**Work to do:** Output every line of the material exactly, omitting images.
>>>
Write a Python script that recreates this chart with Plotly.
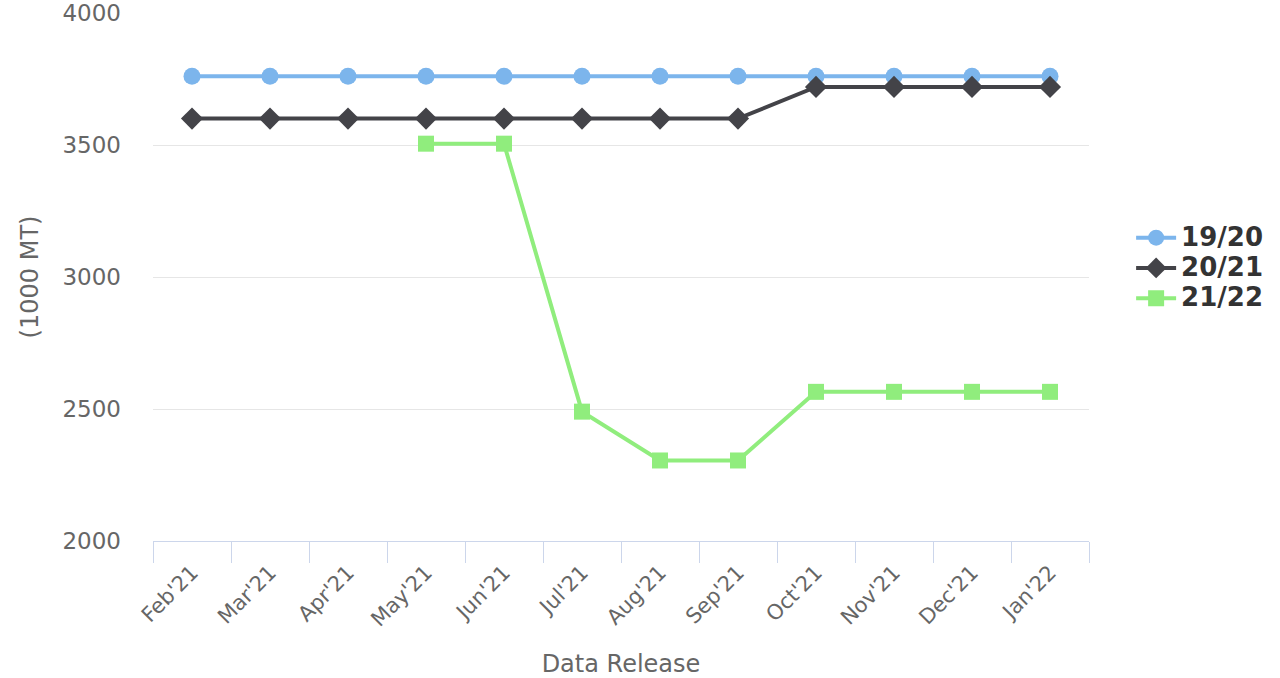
import plotly.graph_objects as go

# Monthly data releases (x axis categories)
releases = ["Feb'21", "Mar'21", "Apr'21", "May'21", "Jun'21", "Jul'21",
            "Aug'21", "Sep'21", "Oct'21", "Nov'21", "Dec'21", "Jan'22"]

# Estimates per marketing year, in 1000 MT
my_19_20 = [3760, 3760, 3760, 3760, 3760, 3760, 3760, 3760, 3760, 3760, 3760, 3760]
my_20_21 = [3600, 3600, 3600, 3600, 3600, 3600, 3600, 3600, 3720, 3720, 3720, 3720]
my_21_22 = [None, None, None, 3505, 3505, 2490, 2305, 2305, 2565, 2565, 2565, 2565]

FONT = "DejaVu Sans"
GREY = "#666666"


def legend_label(text):
    # larger glyphs while keeping the legend rows tightly packed
    return f"<span style='font-size:26px'>{text}</span>"


fig = go.Figure()
fig.add_trace(go.Scatter(
    x=releases, y=my_19_20, name=legend_label("19/20"), mode="lines+markers",
    line=dict(color="#7cb5ec", width=4),
    marker=dict(symbol="circle", size=17, color="#7cb5ec"),
))
fig.add_trace(go.Scatter(
    x=releases, y=my_20_21, name=legend_label("20/21"), mode="lines+markers",
    line=dict(color="#434348", width=4),
    marker=dict(symbol="diamond", size=17, color="#434348"),
))
fig.add_trace(go.Scatter(
    x=releases, y=my_21_22, name=legend_label("21/22"), mode="lines+markers",
    line=dict(color="#90ed7d", width=4),
    marker=dict(symbol="square", size=16, color="#90ed7d"),
))

fig.update_layout(
    width=1280, height=678,
    margin=dict(l=153, r=189, t=13, b=137),
    paper_bgcolor="white", plot_bgcolor="white",
    font=dict(family=FONT, color=GREY, size=22),
    showlegend=True,
    legend=dict(
        x=1.045, y=0.517, xanchor="left", yanchor="middle",
        font=dict(family=FONT, size=21, color="#333333", weight="bold"),
        tracegroupgap=0, itemwidth=40,
    ),
    xaxis=dict(
        type="category", range=[-0.5, 11.5], automargin=False,
        tickangle=-45, tickson="boundaries",
        ticks="outside", ticklen=21, tickcolor="#ccd6eb", tickwidth=1,
        ticklabelstandoff=10,
        showline=True, linecolor="#ccd6eb", linewidth=1,
        showgrid=False, zeroline=False,
        tickfont=dict(family=FONT, size=21, color=GREY),
        title=dict(text="Data Release", standoff=24,
                   font=dict(family=FONT, size=24, color=GREY)),
    ),
    yaxis=dict(
        range=[2000, 4000], dtick=500, tick0=2000, automargin=False,
        showgrid=True, gridcolor="#e6e6e6", gridwidth=1,
        showline=False, zeroline=False, ticks="",
        ticklabelstandoff=31,
        tickformat="d",
        tickfont=dict(family=FONT, size=23, color=GREY),
        title=dict(text="(1000 MT)", standoff=17,
                   font=dict(family=FONT, size=24, color=GREY)),
    ),
)

fig.write_html("out.html")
<<<
**Solution to the problem:**
Write a Python script that recreates this chart with Plotly.
import plotly.graph_objects as go

# Monthly data releases (x axis categories)
releases = ["Feb'21", "Mar'21", "Apr'21", "May'21", "Jun'21", "Jul'21",
            "Aug'21", "Sep'21", "Oct'21", "Nov'21", "Dec'21", "Jan'22"]

# Estimates per marketing year, in 1000 MT
my_19_20 = [3760, 3760, 3760, 3760, 3760, 3760, 3760, 3760, 3760, 3760, 3760, 3760]
my_20_21 = [3600, 3600, 3600, 3600, 3600, 3600, 3600, 3600, 3720, 3720, 3720, 3720]
my_21_22 = [None, None, None, 3505, 3505, 2490, 2305, 2305, 2565, 2565, 2565, 2565]

FONT = "DejaVu Sans"
GREY = "#666666"


def legend_label(text):
    # larger glyphs while keeping the legend rows tightly packed
    return f"<span style='font-size:26px'>{text}</span>"


fig = go.Figure()
fig.add_trace(go.Scatter(
    x=releases, y=my_19_20, name=legend_label("19/20"), mode="lines+markers",
    line=dict(color="#7cb5ec", width=4),
    marker=dict(symbol="circle", size=17, color="#7cb5ec"),
))
fig.add_trace(go.Scatter(
    x=releases, y=my_20_21, name=legend_label("20/21"), mode="lines+markers",
    line=dict(color="#434348", width=4),
    marker=dict(symbol="diamond", size=17, color="#434348"),
))
fig.add_trace(go.Scatter(
    x=releases, y=my_21_22, name=legend_label("21/22"), mode="lines+markers",
    line=dict(color="#90ed7d", width=4),
    marker=dict(symbol="square", size=16, color="#90ed7d"),
))

fig.update_layout(
    width=1280, height=678,
    margin=dict(l=153, r=189, t=13, b=137),
    paper_bgcolor="white", plot_bgcolor="white",
    font=dict(family=FONT, color=GREY, size=22),
    showlegend=True,
    legend=dict(
        x=1.045, y=0.517, xanchor="left", yanchor="middle",
        font=dict(family=FONT, size=21, color="#333333", weight="bold"),
        tracegroupgap=0, itemwidth=40,
    ),
    xaxis=dict(
        type="category", range=[-0.5, 11.5], automargin=False,
        tickangle=-45, tickson="boundaries",
        ticks="outside", ticklen=21, tickcolor="#ccd6eb", tickwidth=1,
        ticklabelstandoff=10,
        showline=True, linecolor="#ccd6eb", linewidth=1,
        showgrid=False, zeroline=False,
        tickfont=dict(family=FONT, size=21, color=GREY),
        title=dict(text="Data Release", standoff=24,
                   font=dict(family=FONT, size=24, color=GREY)),
    ),
    yaxis=dict(
        range=[2000, 4000], dtick=500, tick0=2000, automargin=False,
        showgrid=True, gridcolor="#e6e6e6", gridwidth=1,
        showline=False, zeroline=False, ticks="",
        ticklabelstandoff=31,
        tickformat="d",
        tickfont=dict(family=FONT, size=23, color=GREY),
        title=dict(text="(1000 MT)", standoff=17,
                   font=dict(family=FONT, size=24, color=GREY)),
    ),
)

fig.write_html("out.html")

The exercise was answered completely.